Monday, October 19, 2009

Art & Life

This evening, I felt a moment of personal embarrassment that shot me to the quick; embarrassment intense enough to nauseate, without quite tipping over into humiliation.  At first, I lost my appetite, couldn't look my lovely date in the eye (my embarrassment was not about her,) and went semi-silent.  Then, I hardened.  A black ice wrapped my heart.  This hardness felt like focus and strength.  It also liberated me from niceties.  I spoke bluntly to strangers without tipping all the way into rudeness.  I spoke to my date with just-chilled politeness.  Her hand, which usually finds mine, stayed in her own lap, while we listened to E.L. Doctorow read from his most recent novel.  We spoke to one another like a married couple a little bored with the routine.  After the reading, we drove home, watched Ricky Gervais' romantic comedy Ghost Town on dvd, and not for the first time during the evening, I apologized--but this time, the ice had thawed, and I meant it.

More than once during this long evening I felt something else, too:  comfort in my growing ability to speak Shakespearean verse on stage.  I'm by no means brilliant at it.  But, the more I do it, the more comprehensible are the smallish crimes I may commit against others and myself, day to day.  Not 'comprehensible' as in intellectually grasped between ratiocinative pincers, but as in 'forgivable.'  Speaking Shakespeare's text is like speaking in tongues; passions, doubts, aspirations, fears coil into sound and gesture and spring into external being.  Biblical hermeneutics do this for some people, though not for me.  The metaphysical ambiguity, borderline nihilism, articulate empathy, moral outrage and imaginative restlessness of Shakespeare do do it for me.  Speaking Shakespeare's verse doesn't quite 'ennoble' me, but... it provides a context, which I don't necessarily find elsewhere (and I do mean "speaking" his verse, which puts Shakespeare into another category than mere literary experience.)  This evening, when I felt my coldest and most alienated, I could still imagine speaking Shakespeare's lines--those of Hamlet, or Claudius, or Macbeth, or Henry IV--and  after I thawed, I somehow felt... more capacious, and lighter on my feet.  I felt I could traverse more quickly through the emotions of the moment without attempting to ignore them.

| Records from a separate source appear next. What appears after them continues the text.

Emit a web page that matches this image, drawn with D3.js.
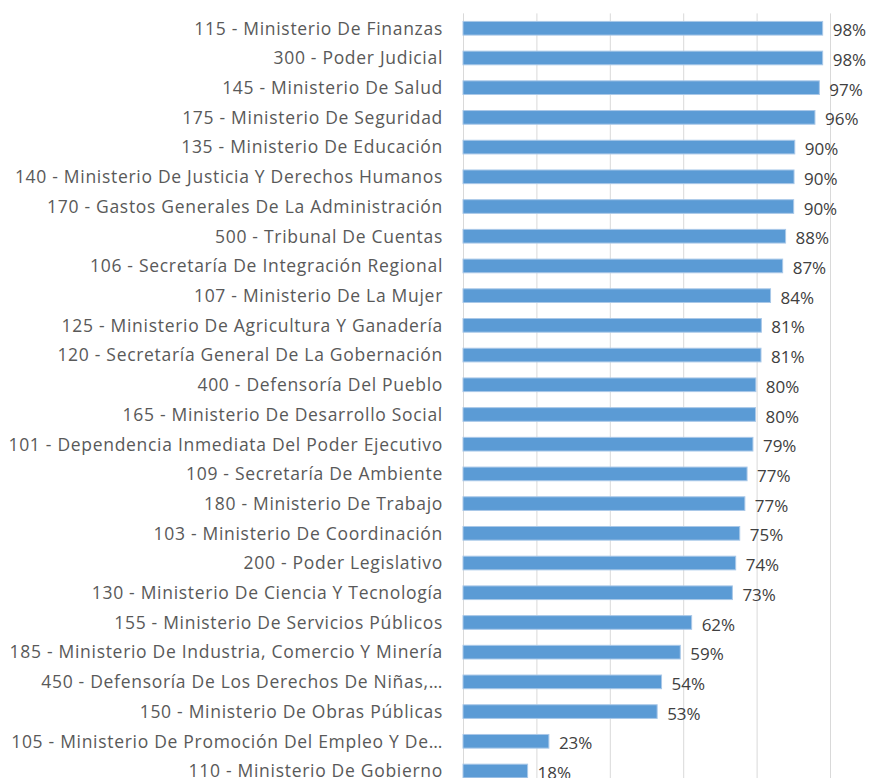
<!doctype html>
<html>
<head>
<meta charset="utf-8">
<style>
  body { margin: 0; background: #fff; }
  .grid line { stroke: #d9d9d9; stroke-width: 1; }
  .grid .domain { display: none; }
  .grid text { display: none; }
  .cat .tick line { display: none; }
  .cat .domain { stroke: #d9d9d9; }
  .cat text { fill: #595959; font-family: "Open Sans", sans-serif; font-size: 17.5px; letter-spacing: 0.7px; }
  .bar { fill: #5b9bd5; stroke: #a9c8e8; stroke-width: 1; }
  .val { fill: #404040; font-family: "Open Sans", sans-serif; font-size: 17px; }
</style>
<script src="https://d3js.org/d3.v7.min.js"></script>
</head>
<body>
<svg width="870" height="778" id="chart"></svg>
<script>
  var categories = [
    "115 - Ministerio De Finanzas",
    "300 - Poder Judicial",
    "145 - Ministerio De Salud",
    "175 - Ministerio De Seguridad",
    "135 - Ministerio De Educación",
    "140 - Ministerio De Justicia Y Derechos Humanos",
    "170 - Gastos Generales De La Administración",
    "500 - Tribunal De Cuentas",
    "106 - Secretaría De Integración Regional",
    "107 - Ministerio De La Mujer",
    "125 - Ministerio De Agricultura Y Ganadería",
    "120 - Secretaría General De La Gobernación",
    "400 - Defensoría Del Pueblo",
    "165 - Ministerio De Desarrollo Social",
    "101 - Dependencia Inmediata Del Poder Ejecutivo",
    "109 - Secretaría De Ambiente",
    "180 - Ministerio De Trabajo",
    "103 - Ministerio De Coordinación",
    "200 - Poder Legislativo",
    "130 - Ministerio De Ciencia Y Tecnología",
    "155 - Ministerio De Servicios Públicos",
    "185 - Ministerio De Industria, Comercio Y Minería",
    "450 - Defensoría De Los Derechos De Niñas,…",
    "150 - Ministerio De Obras Públicas",
    "105 - Ministerio De Promoción Del Empleo Y De…",
    "110 - Ministerio De Gobierno"
  ];
  var values = [
    0.980, 0.980, 0.971, 0.959, 0.904, 0.902, 0.901, 0.879, 0.871, 0.838,
    0.813, 0.812, 0.798, 0.797, 0.790, 0.774, 0.768, 0.754, 0.743, 0.734,
    0.623, 0.592, 0.541, 0.529, 0.234, 0.176
  ];
  var xTicks = [0, 0.2, 0.4, 0.6, 0.8, 1.0];

  var data = categories.map(function(c, i) { return { name: c, value: values[i] }; });

  var svg = d3.select("#chart"),
      marginLeft = 463, marginTop = 13.4,
      width = 367,
      height = 26 * 29.71;

  var g = svg.append("g").attr("transform", "translate(" + marginLeft + "," + marginTop + ")");

  var x = d3.scaleLinear().domain([0, 1]).range([0, width]);
  var y = d3.scaleBand().domain(categories).range([0, height])
            .paddingInner(0.54).paddingOuter(0.27);

  // vertical gridlines
  g.append("g")
   .attr("class", "grid")
   .attr("transform", "translate(0," + height + ")")
   .call(d3.axisBottom(x).tickValues(xTicks).tickSize(-height).tickFormat(d3.format(".0%")));

  // category axis
  g.append("g")
   .attr("class", "cat")
   .call(d3.axisLeft(y).tickSize(0).tickPadding(20))
   .selectAll("text")
   .attr("dy", "0.36em");

  g.selectAll(".bar")
   .data(data)
   .enter().append("rect")
   .attr("class", "bar")
   .attr("x", x(0))
   .attr("y", function(d) { return y(d.name); })
   .attr("width", function(d) { return x(d.value) - x(0); })
   .attr("height", y.bandwidth());

  g.selectAll(".val")
   .data(data)
   .enter().append("text")
   .attr("class", "val")
   .attr("x", function(d) { return x(d.value) + 10; })
   .attr("y", function(d) { return y(d.name) + y.bandwidth() / 2 + 2; })
   .attr("dy", "0.36em")
   .text(function(d) { return Math.round(d.value * 100) + "%"; });
</script>
</body>
</html>
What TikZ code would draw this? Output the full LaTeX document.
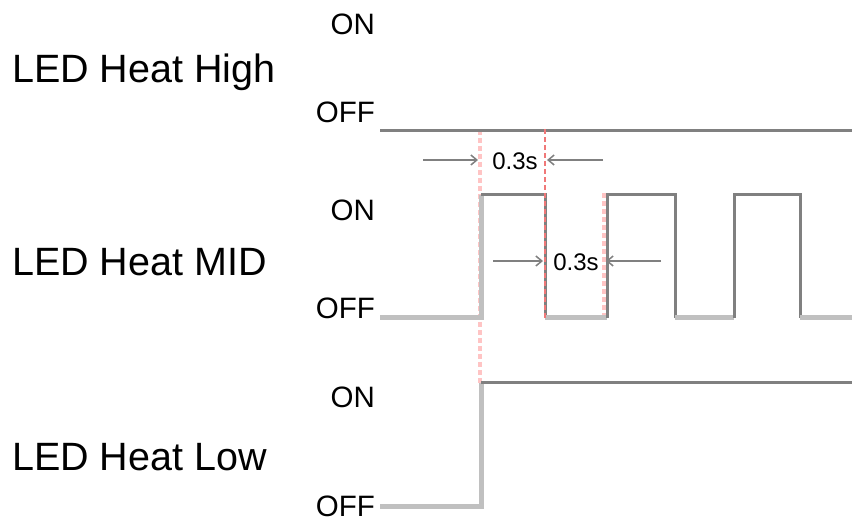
\documentclass[tikz,border=0pt]{standalone}
\usepackage{fontspec}
\setmainfont{Liberation Sans}
\usetikzlibrary{arrows.meta}
\definecolor{sigdark}{HTML}{808080}
\definecolor{siglight}{HTML}{C0C0C0}
\definecolor{pinkdash}{HTML}{FFC4C4}
\definecolor{reddash}{HTML}{F07878}
\begin{document}
\begin{tikzpicture}[x=1pt,y=-1pt,
  biglabel/.style={anchor=base west,inner sep=0pt,font=\fontsize{39.5}{39.5}\selectfont},
  statelabel/.style={anchor=base east,inner sep=0pt,font=\fontsize{29.5}{29.5}\selectfont},
  timelabel/.style={inner sep=0pt,font=\fontsize{24}{24}\selectfont},
  onl/.style={draw=sigdark,line width=3pt,line join=miter},
  offl/.style={draw=siglight,line width=5pt,line join=miter},
  pinkline/.style={draw=pinkdash,line width=3.5pt,dash pattern=on 5pt off 3pt},
  redline/.style={draw=reddash,line width=2pt,dash pattern=on 5pt off 3pt},
  dimarrow/.style={draw=sigdark,line width=2pt,-{Straight Barb[length=6pt,width=10pt,line width=1.5pt]}}]
\useasboundingbox (0,0) rectangle (852,521);
% labels
\node[biglabel] (lh) at (12,83) {LED Heat High};
\node[biglabel] (lm) at (12,276) {LED Heat MID};
\node[biglabel] (ll) at (12,471) {LED Heat Low};
\node[statelabel] (hon) at (375,35) {ON};
\node[statelabel] (hoff) at (375,123) {OFF};
\node[statelabel] (mon) at (375,221) {ON};
\node[statelabel] (moff) at (375,319) {OFF};
\node[statelabel] (lon) at (375,407) {ON};
\node[statelabel] (loff) at (375,516) {OFF};
% coordinates
\coordinate (a1) at (480,130);
\coordinate (a2) at (480,383);
\coordinate (c1) at (604,193);
\coordinate (c2) at (604,320);
\coordinate (b1) at (545,129);
\coordinate (b2) at (545,320);
% pink dashed guides
\draw[pinkline] (a1) -- (a2);
\draw[pinkline] (c1) -- (c2);
% High
\draw[onl] (380,131) -- (852,131);
% MID
\draw[offl] (380,318) -- (481,318) -- (481,195);
\draw[onl] (481,195) -- (545,195) -- (545,318);
\draw[offl] (545,318) -- (607,318);
\draw[onl] (607,318) -- (607,195) -- (675,195) -- (675,318);
\draw[offl] (675,318) -- (734,318);
\draw[onl] (734,318) -- (734,195) -- (800,195) -- (800,318);
\draw[offl] (800,318) -- (852,318);
% Low
\draw[offl] (380,506) -- (481,506) -- (481,383);
\draw[onl] (481,383) -- (852,383);
% red dashed guide
\draw[redline] (b1) -- (b2);
% timing annotations
\node[timelabel] (t1) at (515,161) {0.3s};
\node[timelabel] (t2) at (576,262) {0.3s};
\coordinate (p1) at (423,160);
\coordinate (p2) at (478,160);
\coordinate (p3) at (603,160);
\coordinate (p4) at (547,160);
\coordinate (q1) at (493,261);
\coordinate (q2) at (543,261);
\coordinate (q3) at (661,261);
\coordinate (q4) at (606,261);
\draw[dimarrow] (p1) -- (p2);
\draw[dimarrow] (p3) -- (p4);
\draw[dimarrow] (q1) -- (q2);
\draw[dimarrow] (q3) -- (q4);
\end{tikzpicture}
\end{document}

There were other intertwining threads of art and life this evening.  The articulate good humor of E.L. Doctorow, the bland good faith of Ricky Gervais, our recent evening listening to Tony Kushner, a previous evening at Guy Robert's mesmerizing one-man Hamlet--all recent art experience bringing shape, color and warmth to a moment that may have felt merely mean, and barren.  All of this made me a slightly better boyfriend, in a tricky moment.